What they miss is hard to replace, and a new home is not easily found. But luck was on Sandra’s side this time.

“We’re staying in Jamaica Bay,” Sandra said. “My brother’s wife found us a rental in there.”

But what comes next for Sandra and Cheryl remains ambiguous.

“I don’t know. To be honest with you. I have to make a decision whether to go back north,” Cheryl said. “Or, you know, I have family back there as well as here. It’s just, I don’t know, it’s just so much to grasp at this time.”

That uncertainty greets Kevin Besserer at the door every day. He’s running a distribution center in Fort Myers for the Royal Palm Coast Realtor Association.

“We hear a lot of stories of people who’ve lost their homes or who have lost, you know, part of their homes and are living in an RV or something like that,” Besser said.

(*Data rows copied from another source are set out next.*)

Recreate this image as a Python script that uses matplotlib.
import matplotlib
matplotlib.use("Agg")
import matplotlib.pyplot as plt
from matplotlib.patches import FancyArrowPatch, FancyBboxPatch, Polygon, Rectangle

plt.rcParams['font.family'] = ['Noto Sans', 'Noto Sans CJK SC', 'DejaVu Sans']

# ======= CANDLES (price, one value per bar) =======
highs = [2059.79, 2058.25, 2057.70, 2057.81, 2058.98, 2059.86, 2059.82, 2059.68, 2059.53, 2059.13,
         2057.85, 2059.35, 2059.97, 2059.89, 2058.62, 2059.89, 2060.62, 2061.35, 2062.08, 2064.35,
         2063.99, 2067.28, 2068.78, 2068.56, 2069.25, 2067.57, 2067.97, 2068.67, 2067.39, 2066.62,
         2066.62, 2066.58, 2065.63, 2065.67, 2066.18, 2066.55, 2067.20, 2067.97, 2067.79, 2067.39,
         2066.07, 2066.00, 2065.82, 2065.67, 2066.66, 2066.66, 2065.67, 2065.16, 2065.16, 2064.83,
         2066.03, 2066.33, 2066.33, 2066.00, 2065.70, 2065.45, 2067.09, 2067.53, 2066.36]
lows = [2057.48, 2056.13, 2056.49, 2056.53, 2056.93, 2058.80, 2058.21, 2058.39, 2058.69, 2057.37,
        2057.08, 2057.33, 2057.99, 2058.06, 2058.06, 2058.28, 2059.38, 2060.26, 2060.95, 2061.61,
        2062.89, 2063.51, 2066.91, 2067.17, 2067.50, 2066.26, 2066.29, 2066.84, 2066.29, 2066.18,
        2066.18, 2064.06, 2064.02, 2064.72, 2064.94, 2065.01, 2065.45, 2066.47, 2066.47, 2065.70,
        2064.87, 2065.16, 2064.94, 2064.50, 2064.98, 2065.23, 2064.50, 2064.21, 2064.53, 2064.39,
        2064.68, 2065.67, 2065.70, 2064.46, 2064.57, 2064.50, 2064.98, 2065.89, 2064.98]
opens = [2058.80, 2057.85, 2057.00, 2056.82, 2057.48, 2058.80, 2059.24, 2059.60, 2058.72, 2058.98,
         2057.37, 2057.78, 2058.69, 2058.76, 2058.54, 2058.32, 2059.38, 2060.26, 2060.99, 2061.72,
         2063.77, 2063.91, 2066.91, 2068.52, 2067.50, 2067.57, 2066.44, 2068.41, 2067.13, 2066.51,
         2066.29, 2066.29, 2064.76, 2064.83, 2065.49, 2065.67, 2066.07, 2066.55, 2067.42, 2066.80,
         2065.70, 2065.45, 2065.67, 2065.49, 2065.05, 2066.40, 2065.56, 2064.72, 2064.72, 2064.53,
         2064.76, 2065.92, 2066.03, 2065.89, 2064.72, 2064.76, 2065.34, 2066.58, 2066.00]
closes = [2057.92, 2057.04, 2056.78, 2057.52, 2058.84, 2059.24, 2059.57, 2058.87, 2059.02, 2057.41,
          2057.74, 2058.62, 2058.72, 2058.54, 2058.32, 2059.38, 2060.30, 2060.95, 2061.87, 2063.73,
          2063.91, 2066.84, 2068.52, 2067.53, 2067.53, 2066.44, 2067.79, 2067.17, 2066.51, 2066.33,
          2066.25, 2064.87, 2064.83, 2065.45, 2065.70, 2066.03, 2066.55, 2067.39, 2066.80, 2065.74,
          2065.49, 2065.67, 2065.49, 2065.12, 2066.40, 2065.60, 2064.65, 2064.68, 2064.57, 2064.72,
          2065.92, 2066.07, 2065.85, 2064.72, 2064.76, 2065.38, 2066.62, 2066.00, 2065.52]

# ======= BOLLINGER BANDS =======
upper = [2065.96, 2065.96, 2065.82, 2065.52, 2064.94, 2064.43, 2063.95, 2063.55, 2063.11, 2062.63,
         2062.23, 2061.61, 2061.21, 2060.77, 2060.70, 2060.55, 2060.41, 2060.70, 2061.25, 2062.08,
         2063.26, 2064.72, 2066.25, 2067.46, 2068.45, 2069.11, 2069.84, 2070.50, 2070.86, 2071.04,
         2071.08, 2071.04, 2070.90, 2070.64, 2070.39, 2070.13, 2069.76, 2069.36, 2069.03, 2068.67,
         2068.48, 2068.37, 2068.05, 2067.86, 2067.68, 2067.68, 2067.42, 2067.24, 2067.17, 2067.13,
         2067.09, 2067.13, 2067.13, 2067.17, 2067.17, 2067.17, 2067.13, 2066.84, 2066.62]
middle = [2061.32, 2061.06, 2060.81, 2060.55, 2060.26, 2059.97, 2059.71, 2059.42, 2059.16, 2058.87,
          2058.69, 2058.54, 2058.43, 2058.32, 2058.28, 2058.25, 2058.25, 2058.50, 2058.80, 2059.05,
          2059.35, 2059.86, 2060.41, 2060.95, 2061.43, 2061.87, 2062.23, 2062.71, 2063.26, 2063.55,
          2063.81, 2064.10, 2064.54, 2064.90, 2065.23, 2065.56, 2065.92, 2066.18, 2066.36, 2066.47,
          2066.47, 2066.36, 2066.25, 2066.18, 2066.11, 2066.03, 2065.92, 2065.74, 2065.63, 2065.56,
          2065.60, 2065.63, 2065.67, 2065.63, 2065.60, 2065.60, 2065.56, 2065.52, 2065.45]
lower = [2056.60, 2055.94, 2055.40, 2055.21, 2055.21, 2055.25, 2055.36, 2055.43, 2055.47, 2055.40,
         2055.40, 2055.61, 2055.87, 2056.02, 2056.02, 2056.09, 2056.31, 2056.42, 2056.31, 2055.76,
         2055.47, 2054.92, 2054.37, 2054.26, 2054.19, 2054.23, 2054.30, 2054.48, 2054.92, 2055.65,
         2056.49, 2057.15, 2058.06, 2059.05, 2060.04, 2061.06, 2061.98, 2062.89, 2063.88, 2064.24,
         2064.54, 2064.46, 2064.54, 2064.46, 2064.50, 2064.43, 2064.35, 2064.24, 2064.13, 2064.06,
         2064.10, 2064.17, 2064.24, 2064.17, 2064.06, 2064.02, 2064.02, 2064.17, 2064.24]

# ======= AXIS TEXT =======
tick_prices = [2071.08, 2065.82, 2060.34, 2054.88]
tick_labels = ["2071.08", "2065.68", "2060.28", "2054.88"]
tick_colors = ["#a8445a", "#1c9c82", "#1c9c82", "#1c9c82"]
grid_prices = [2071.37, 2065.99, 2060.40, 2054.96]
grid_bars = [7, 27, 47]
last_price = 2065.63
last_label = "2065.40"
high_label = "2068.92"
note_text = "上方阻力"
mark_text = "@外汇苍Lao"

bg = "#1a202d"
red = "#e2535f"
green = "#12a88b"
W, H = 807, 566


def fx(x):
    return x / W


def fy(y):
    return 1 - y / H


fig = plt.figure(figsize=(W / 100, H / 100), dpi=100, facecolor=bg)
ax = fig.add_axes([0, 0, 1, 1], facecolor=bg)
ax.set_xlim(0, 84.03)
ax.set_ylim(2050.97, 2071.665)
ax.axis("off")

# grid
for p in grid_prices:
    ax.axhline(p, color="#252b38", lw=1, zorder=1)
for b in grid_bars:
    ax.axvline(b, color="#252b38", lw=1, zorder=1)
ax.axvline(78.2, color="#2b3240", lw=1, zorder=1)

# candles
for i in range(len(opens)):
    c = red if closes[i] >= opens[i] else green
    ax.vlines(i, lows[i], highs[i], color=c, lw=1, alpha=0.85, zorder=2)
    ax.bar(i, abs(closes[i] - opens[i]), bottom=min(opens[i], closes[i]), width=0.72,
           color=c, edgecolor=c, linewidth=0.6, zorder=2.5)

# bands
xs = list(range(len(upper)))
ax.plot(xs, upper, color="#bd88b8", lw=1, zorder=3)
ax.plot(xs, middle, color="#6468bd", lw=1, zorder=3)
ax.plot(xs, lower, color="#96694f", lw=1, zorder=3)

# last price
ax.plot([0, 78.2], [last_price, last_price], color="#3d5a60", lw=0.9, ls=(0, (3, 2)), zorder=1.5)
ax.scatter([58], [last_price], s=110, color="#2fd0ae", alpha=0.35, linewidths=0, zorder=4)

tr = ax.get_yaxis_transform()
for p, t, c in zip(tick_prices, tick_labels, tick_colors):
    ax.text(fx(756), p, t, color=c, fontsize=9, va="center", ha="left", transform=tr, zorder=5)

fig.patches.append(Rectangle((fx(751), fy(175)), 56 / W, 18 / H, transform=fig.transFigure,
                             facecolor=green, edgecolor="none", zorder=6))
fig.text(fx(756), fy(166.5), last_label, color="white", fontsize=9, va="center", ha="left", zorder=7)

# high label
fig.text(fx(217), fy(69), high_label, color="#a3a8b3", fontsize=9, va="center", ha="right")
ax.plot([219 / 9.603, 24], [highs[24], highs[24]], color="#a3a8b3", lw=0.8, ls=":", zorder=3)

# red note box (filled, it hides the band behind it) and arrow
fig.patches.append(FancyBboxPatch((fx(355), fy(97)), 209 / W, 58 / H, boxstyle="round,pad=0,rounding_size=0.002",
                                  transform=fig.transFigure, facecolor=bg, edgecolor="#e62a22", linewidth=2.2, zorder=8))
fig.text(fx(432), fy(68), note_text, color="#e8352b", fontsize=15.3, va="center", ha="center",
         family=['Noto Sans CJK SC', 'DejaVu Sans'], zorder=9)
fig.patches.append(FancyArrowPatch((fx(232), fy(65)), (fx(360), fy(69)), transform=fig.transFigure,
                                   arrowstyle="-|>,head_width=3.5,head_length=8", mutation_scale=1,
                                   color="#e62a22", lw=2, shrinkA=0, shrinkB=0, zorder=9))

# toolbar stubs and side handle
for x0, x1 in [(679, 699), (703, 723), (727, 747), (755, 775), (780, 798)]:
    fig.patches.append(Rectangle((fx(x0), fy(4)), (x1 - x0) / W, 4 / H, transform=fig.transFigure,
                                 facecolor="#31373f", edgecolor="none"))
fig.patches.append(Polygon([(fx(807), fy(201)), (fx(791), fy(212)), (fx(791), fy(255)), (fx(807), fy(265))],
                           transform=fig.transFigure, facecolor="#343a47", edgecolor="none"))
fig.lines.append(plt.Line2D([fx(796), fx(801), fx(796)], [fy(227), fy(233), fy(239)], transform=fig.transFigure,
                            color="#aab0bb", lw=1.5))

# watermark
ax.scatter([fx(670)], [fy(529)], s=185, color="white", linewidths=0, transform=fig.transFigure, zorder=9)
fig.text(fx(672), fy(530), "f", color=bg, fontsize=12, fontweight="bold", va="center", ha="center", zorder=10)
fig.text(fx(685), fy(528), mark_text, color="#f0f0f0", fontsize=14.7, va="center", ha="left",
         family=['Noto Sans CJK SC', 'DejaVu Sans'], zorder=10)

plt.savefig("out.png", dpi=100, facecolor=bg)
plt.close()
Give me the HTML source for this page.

But, what’s listening without action? Besserer and the association took action and aren’t looking back.

We have built this website called hurricanehomes.org,” Besserer said.

Hurricanehomes.org posts short and long-term rental listings that have been declared safe by the association’s members. As of Tuesday afternoon, there are more than 3,900 homes on the website.

And Besserer said they’re only getting started. They’re going to keep growing.

“There’s a lot of properties still available in Collier County. In Lee County, we’re seeing more and more properties pop up as things are getting cleaned up and people are working through,” Besserer said.

That website could be a glimmer of hope for Cheryl. But, for the time being, she’s still in recovery mode as she picks up the pieces of her life thrown around by Hurricane Ian.

“We’ll just take it day by day by day. It’s all we can do,” Cheryl said.

Cheryl is staying with Sandra for the time being. WINK News met them as they were both applying for FEMA. WINK News asked if they could get any money from selling their lot, but sadly they don’t own the land that their manufactured homes were on.

WINK News asked a FEMA spokesperson about when the trailers will get to Southwest Florida as temporary homes for people, but there’s no timetable.